**What to work on:**
Transcribe all of the material exactly. Any picture in it should be left out.

**Data block:**
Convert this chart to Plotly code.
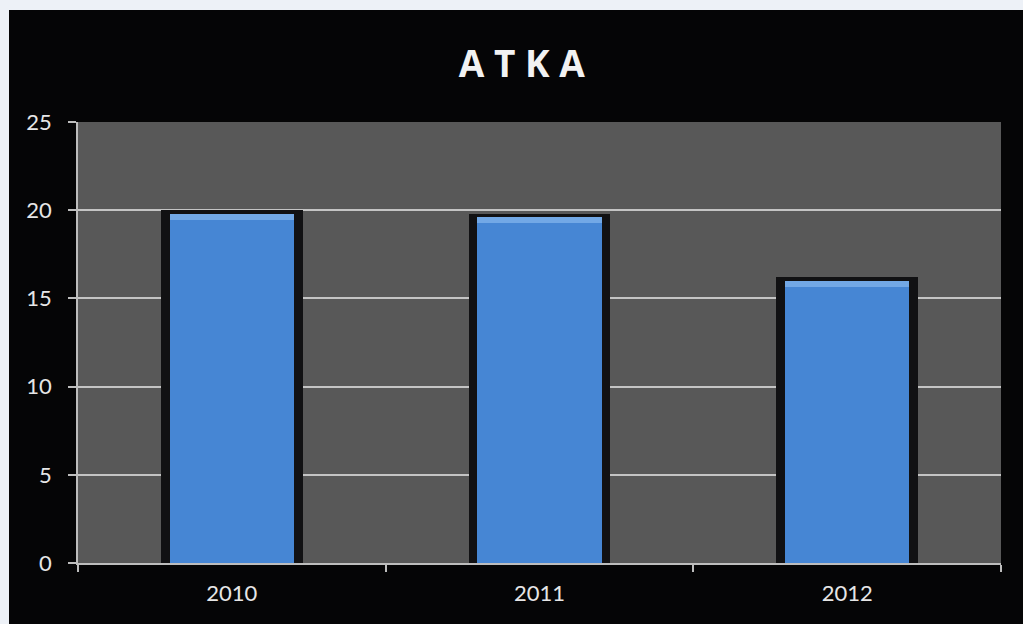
import plotly.graph_objects as go

# Chart data
years = ["2010", "2011", "2012"]
values = [19.8, 19.6, 16.0]
y_ticks = [0, 5, 10, 15, 20, 25]

title_text = "A T K A"

fig = go.Figure()

# dark drop shadow behind each bar
fig.add_trace(go.Bar(
    x=years, y=[v + 0.2 for v in values],
    width=0.46,
    marker=dict(color="#111113", line=dict(width=0)),
    hoverinfo="skip", showlegend=False,
))

# main blue bars
fig.add_trace(go.Bar(
    x=years, y=values,
    width=0.405,
    marker=dict(color="#4686d4", line=dict(width=0)),
    showlegend=False,
))

# light bevel along the top of each bar
fig.add_trace(go.Bar(
    x=years, y=[0.35] * len(values), base=[v - 0.35 for v in values],
    width=0.405,
    marker=dict(color="#72a8e6", line=dict(width=0)),
    hoverinfo="skip", showlegend=False,
))

fig.update_layout(
    width=1023, height=624,
    barmode="overlay",
    bargap=0,
    paper_bgcolor="#050506",
    plot_bgcolor="#585858",
    margin=dict(l=78, r=22, t=122, b=61),
    title=dict(
        text=title_text,
        x=0.51, xanchor="center",
        y=0.897, yanchor="middle",
        font=dict(family="Open Sans", size=37, color="#f2f2f2", weight="bold"),
    ),
    font=dict(family="Lato", color="#e6e6e6"),
    shapes=[
        # light margin strips along the top and left edges
        dict(type="rect", xref="paper", yref="paper",
             x0=-0.2, x1=1.2, y0=(563 - 10) / 441, y1=1.4,
             fillcolor="#edf1f7", line=dict(width=0), layer="above"),
        dict(type="rect", xref="paper", yref="paper",
             x0=-0.2, x1=(9 - 78) / 923, y0=-0.3, y1=1.4,
             fillcolor="#edf1f7", line=dict(width=0), layer="above"),
    ],
)

fig.update_xaxes(
    type="category",
    tickson="boundaries",
    ticks="outside", ticklen=7, tickcolor="#bdbdbd", tickwidth=1.5,
    showline=True, linecolor="#bdbdbd", linewidth=1.5,
    showgrid=False,
    ticklabelstandoff=10,
    tickfont=dict(family="Lato", size=22, color="#e6e6e6"),
)

fig.update_yaxes(
    range=[0, 25],
    tickvals=y_ticks,
    ticks="outside", ticklen=8, tickcolor="#bdbdbd", tickwidth=1.5,
    showline=True, linecolor="#bdbdbd", linewidth=1.5,
    showgrid=True, gridcolor="#c4c4c4", gridwidth=1.5,
    zeroline=False,
    ticklabelstandoff=12,
    tickfont=dict(family="Lato", size=22, color="#e6e6e6"),
)

fig.write_html("out.html")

**Solution to the exercise:**
Convert this chart to Plotly code.
import plotly.graph_objects as go

# Chart data
years = ["2010", "2011", "2012"]
values = [19.8, 19.6, 16.0]
y_ticks = [0, 5, 10, 15, 20, 25]

title_text = "A T K A"

fig = go.Figure()

# dark drop shadow behind each bar
fig.add_trace(go.Bar(
    x=years, y=[v + 0.2 for v in values],
    width=0.46,
    marker=dict(color="#111113", line=dict(width=0)),
    hoverinfo="skip", showlegend=False,
))

# main blue bars
fig.add_trace(go.Bar(
    x=years, y=values,
    width=0.405,
    marker=dict(color="#4686d4", line=dict(width=0)),
    showlegend=False,
))

# light bevel along the top of each bar
fig.add_trace(go.Bar(
    x=years, y=[0.35] * len(values), base=[v - 0.35 for v in values],
    width=0.405,
    marker=dict(color="#72a8e6", line=dict(width=0)),
    hoverinfo="skip", showlegend=False,
))

fig.update_layout(
    width=1023, height=624,
    barmode="overlay",
    bargap=0,
    paper_bgcolor="#050506",
    plot_bgcolor="#585858",
    margin=dict(l=78, r=22, t=122, b=61),
    title=dict(
        text=title_text,
        x=0.51, xanchor="center",
        y=0.897, yanchor="middle",
        font=dict(family="Open Sans", size=37, color="#f2f2f2", weight="bold"),
    ),
    font=dict(family="Lato", color="#e6e6e6"),
    shapes=[
        # light margin strips along the top and left edges
        dict(type="rect", xref="paper", yref="paper",
             x0=-0.2, x1=1.2, y0=(563 - 10) / 441, y1=1.4,
             fillcolor="#edf1f7", line=dict(width=0), layer="above"),
        dict(type="rect", xref="paper", yref="paper",
             x0=-0.2, x1=(9 - 78) / 923, y0=-0.3, y1=1.4,
             fillcolor="#edf1f7", line=dict(width=0), layer="above"),
    ],
)

fig.update_xaxes(
    type="category",
    tickson="boundaries",
    ticks="outside", ticklen=7, tickcolor="#bdbdbd", tickwidth=1.5,
    showline=True, linecolor="#bdbdbd", linewidth=1.5,
    showgrid=False,
    ticklabelstandoff=10,
    tickfont=dict(family="Lato", size=22, color="#e6e6e6"),
)

fig.update_yaxes(
    range=[0, 25],
    tickvals=y_ticks,
    ticks="outside", ticklen=8, tickcolor="#bdbdbd", tickwidth=1.5,
    showline=True, linecolor="#bdbdbd", linewidth=1.5,
    showgrid=True, gridcolor="#c4c4c4", gridwidth=1.5,
    zeroline=False,
    ticklabelstandoff=12,
    tickfont=dict(family="Lato", size=22, color="#e6e6e6"),
)

fig.write_html("out.html")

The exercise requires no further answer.